# Set problem
Retype every entry word for word.

# Records for this exercise
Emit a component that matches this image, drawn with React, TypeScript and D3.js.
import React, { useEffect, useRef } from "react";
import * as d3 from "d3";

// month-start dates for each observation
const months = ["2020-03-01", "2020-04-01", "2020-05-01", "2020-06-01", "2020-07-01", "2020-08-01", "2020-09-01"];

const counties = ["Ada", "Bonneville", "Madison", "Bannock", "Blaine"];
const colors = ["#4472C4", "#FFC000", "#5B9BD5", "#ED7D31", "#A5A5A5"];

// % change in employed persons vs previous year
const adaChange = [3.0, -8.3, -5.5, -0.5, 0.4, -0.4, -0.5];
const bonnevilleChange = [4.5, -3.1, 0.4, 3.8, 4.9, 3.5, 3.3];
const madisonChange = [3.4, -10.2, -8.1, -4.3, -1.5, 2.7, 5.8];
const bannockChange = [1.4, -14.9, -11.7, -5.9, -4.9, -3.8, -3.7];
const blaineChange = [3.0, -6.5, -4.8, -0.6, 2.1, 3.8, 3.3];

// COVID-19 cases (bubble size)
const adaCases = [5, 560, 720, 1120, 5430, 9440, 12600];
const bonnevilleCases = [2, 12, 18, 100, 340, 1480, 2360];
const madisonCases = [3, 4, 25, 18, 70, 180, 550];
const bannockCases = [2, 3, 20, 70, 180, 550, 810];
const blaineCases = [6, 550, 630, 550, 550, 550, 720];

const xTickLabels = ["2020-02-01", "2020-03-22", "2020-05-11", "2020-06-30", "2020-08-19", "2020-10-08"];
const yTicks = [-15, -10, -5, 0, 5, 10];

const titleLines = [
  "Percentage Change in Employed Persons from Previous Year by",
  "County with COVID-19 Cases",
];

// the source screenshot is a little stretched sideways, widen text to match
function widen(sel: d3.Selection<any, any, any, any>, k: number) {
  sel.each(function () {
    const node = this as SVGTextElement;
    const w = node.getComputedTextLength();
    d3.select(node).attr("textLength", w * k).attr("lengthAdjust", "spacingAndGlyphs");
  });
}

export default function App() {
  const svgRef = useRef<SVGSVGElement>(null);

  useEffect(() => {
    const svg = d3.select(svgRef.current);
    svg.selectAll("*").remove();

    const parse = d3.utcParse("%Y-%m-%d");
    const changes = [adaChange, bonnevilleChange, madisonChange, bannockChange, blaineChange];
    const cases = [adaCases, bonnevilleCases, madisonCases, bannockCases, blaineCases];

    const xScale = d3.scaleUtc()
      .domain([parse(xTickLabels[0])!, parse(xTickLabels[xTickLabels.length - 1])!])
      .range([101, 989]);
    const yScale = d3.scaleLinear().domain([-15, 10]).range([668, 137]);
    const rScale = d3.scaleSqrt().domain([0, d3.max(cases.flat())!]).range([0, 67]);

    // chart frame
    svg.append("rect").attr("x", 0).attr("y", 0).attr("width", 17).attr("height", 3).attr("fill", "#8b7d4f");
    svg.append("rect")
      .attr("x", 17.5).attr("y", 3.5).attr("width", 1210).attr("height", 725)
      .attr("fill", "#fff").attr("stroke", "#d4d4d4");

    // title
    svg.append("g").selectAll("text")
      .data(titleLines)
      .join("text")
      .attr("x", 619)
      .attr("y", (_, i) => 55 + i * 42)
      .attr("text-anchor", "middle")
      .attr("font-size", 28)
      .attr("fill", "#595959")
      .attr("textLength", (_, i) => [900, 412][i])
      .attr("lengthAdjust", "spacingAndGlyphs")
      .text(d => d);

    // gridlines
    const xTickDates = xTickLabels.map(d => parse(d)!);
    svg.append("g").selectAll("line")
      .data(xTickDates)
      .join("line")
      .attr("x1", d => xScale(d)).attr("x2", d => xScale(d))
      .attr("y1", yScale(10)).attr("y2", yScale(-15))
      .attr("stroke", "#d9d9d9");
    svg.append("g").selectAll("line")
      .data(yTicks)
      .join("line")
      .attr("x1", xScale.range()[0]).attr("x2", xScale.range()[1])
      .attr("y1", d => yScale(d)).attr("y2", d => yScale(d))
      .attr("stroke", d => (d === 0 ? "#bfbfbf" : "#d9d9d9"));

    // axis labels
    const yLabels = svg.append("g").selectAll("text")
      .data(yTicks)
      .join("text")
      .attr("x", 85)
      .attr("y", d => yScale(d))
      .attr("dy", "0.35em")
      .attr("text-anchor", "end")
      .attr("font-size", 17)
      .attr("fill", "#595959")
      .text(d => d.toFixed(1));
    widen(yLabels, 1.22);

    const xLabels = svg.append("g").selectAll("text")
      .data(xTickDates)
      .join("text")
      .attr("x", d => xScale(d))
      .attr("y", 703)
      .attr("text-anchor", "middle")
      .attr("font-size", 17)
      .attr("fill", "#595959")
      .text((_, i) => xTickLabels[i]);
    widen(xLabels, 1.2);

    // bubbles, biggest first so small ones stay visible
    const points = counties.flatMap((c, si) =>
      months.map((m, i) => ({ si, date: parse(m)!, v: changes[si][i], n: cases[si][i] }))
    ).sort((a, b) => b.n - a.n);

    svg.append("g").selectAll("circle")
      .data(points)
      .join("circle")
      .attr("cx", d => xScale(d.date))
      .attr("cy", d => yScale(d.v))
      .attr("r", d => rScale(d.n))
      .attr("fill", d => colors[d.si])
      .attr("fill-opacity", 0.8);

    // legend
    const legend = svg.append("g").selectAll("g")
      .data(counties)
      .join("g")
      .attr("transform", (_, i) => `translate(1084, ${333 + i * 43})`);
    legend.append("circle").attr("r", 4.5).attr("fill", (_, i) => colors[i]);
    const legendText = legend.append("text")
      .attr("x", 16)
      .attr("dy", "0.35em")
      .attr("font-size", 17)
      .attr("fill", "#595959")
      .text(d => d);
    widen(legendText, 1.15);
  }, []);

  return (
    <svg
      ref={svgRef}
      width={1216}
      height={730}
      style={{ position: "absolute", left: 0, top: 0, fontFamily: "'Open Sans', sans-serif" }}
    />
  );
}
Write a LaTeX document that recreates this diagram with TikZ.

# Result for this exercise
Emit a component that matches this image, drawn with React, TypeScript and D3.js.
import React, { useEffect, useRef } from "react";
import * as d3 from "d3";

// month-start dates for each observation
const months = ["2020-03-01", "2020-04-01", "2020-05-01", "2020-06-01", "2020-07-01", "2020-08-01", "2020-09-01"];

const counties = ["Ada", "Bonneville", "Madison", "Bannock", "Blaine"];
const colors = ["#4472C4", "#FFC000", "#5B9BD5", "#ED7D31", "#A5A5A5"];

// % change in employed persons vs previous year
const adaChange = [3.0, -8.3, -5.5, -0.5, 0.4, -0.4, -0.5];
const bonnevilleChange = [4.5, -3.1, 0.4, 3.8, 4.9, 3.5, 3.3];
const madisonChange = [3.4, -10.2, -8.1, -4.3, -1.5, 2.7, 5.8];
const bannockChange = [1.4, -14.9, -11.7, -5.9, -4.9, -3.8, -3.7];
const blaineChange = [3.0, -6.5, -4.8, -0.6, 2.1, 3.8, 3.3];

// COVID-19 cases (bubble size)
const adaCases = [5, 560, 720, 1120, 5430, 9440, 12600];
const bonnevilleCases = [2, 12, 18, 100, 340, 1480, 2360];
const madisonCases = [3, 4, 25, 18, 70, 180, 550];
const bannockCases = [2, 3, 20, 70, 180, 550, 810];
const blaineCases = [6, 550, 630, 550, 550, 550, 720];

const xTickLabels = ["2020-02-01", "2020-03-22", "2020-05-11", "2020-06-30", "2020-08-19", "2020-10-08"];
const yTicks = [-15, -10, -5, 0, 5, 10];

const titleLines = [
  "Percentage Change in Employed Persons from Previous Year by",
  "County with COVID-19 Cases",
];

// the source screenshot is a little stretched sideways, widen text to match
function widen(sel: d3.Selection<any, any, any, any>, k: number) {
  sel.each(function () {
    const node = this as SVGTextElement;
    const w = node.getComputedTextLength();
    d3.select(node).attr("textLength", w * k).attr("lengthAdjust", "spacingAndGlyphs");
  });
}

export default function App() {
  const svgRef = useRef<SVGSVGElement>(null);

  useEffect(() => {
    const svg = d3.select(svgRef.current);
    svg.selectAll("*").remove();

    const parse = d3.utcParse("%Y-%m-%d");
    const changes = [adaChange, bonnevilleChange, madisonChange, bannockChange, blaineChange];
    const cases = [adaCases, bonnevilleCases, madisonCases, bannockCases, blaineCases];

    const xScale = d3.scaleUtc()
      .domain([parse(xTickLabels[0])!, parse(xTickLabels[xTickLabels.length - 1])!])
      .range([101, 989]);
    const yScale = d3.scaleLinear().domain([-15, 10]).range([668, 137]);
    const rScale = d3.scaleSqrt().domain([0, d3.max(cases.flat())!]).range([0, 67]);

    // chart frame
    svg.append("rect").attr("x", 0).attr("y", 0).attr("width", 17).attr("height", 3).attr("fill", "#8b7d4f");
    svg.append("rect")
      .attr("x", 17.5).attr("y", 3.5).attr("width", 1210).attr("height", 725)
      .attr("fill", "#fff").attr("stroke", "#d4d4d4");

    // title
    svg.append("g").selectAll("text")
      .data(titleLines)
      .join("text")
      .attr("x", 619)
      .attr("y", (_, i) => 55 + i * 42)
      .attr("text-anchor", "middle")
      .attr("font-size", 28)
      .attr("fill", "#595959")
      .attr("textLength", (_, i) => [900, 412][i])
      .attr("lengthAdjust", "spacingAndGlyphs")
      .text(d => d);

    // gridlines
    const xTickDates = xTickLabels.map(d => parse(d)!);
    svg.append("g").selectAll("line")
      .data(xTickDates)
      .join("line")
      .attr("x1", d => xScale(d)).attr("x2", d => xScale(d))
      .attr("y1", yScale(10)).attr("y2", yScale(-15))
      .attr("stroke", "#d9d9d9");
    svg.append("g").selectAll("line")
      .data(yTicks)
      .join("line")
      .attr("x1", xScale.range()[0]).attr("x2", xScale.range()[1])
      .attr("y1", d => yScale(d)).attr("y2", d => yScale(d))
      .attr("stroke", d => (d === 0 ? "#bfbfbf" : "#d9d9d9"));

    // axis labels
    const yLabels = svg.append("g").selectAll("text")
      .data(yTicks)
      .join("text")
      .attr("x", 85)
      .attr("y", d => yScale(d))
      .attr("dy", "0.35em")
      .attr("text-anchor", "end")
      .attr("font-size", 17)
      .attr("fill", "#595959")
      .text(d => d.toFixed(1));
    widen(yLabels, 1.22);

    const xLabels = svg.append("g").selectAll("text")
      .data(xTickDates)
      .join("text")
      .attr("x", d => xScale(d))
      .attr("y", 703)
      .attr("text-anchor", "middle")
      .attr("font-size", 17)
      .attr("fill", "#595959")
      .text((_, i) => xTickLabels[i]);
    widen(xLabels, 1.2);

    // bubbles, biggest first so small ones stay visible
    const points = counties.flatMap((c, si) =>
      months.map((m, i) => ({ si, date: parse(m)!, v: changes[si][i], n: cases[si][i] }))
    ).sort((a, b) => b.n - a.n);

    svg.append("g").selectAll("circle")
      .data(points)
      .join("circle")
      .attr("cx", d => xScale(d.date))
      .attr("cy", d => yScale(d.v))
      .attr("r", d => rScale(d.n))
      .attr("fill", d => colors[d.si])
      .attr("fill-opacity", 0.8);

    // legend
    const legend = svg.append("g").selectAll("g")
      .data(counties)
      .join("g")
      .attr("transform", (_, i) => `translate(1084, ${333 + i * 43})`);
    legend.append("circle").attr("r", 4.5).attr("fill", (_, i) => colors[i]);
    const legendText = legend.append("text")
      .attr("x", 16)
      .attr("dy", "0.35em")
      .attr("font-size", 17)
      .attr("fill", "#595959")
      .text(d => d);
    widen(legendText, 1.15);
  }, []);

  return (
    <svg
      ref={svgRef}
      width={1216}
      height={730}
      style={{ position: "absolute", left: 0, top: 0, fontFamily: "'Open Sans', sans-serif" }}
    />
  );
}
Write a LaTeX document that recreates this diagram with TikZ.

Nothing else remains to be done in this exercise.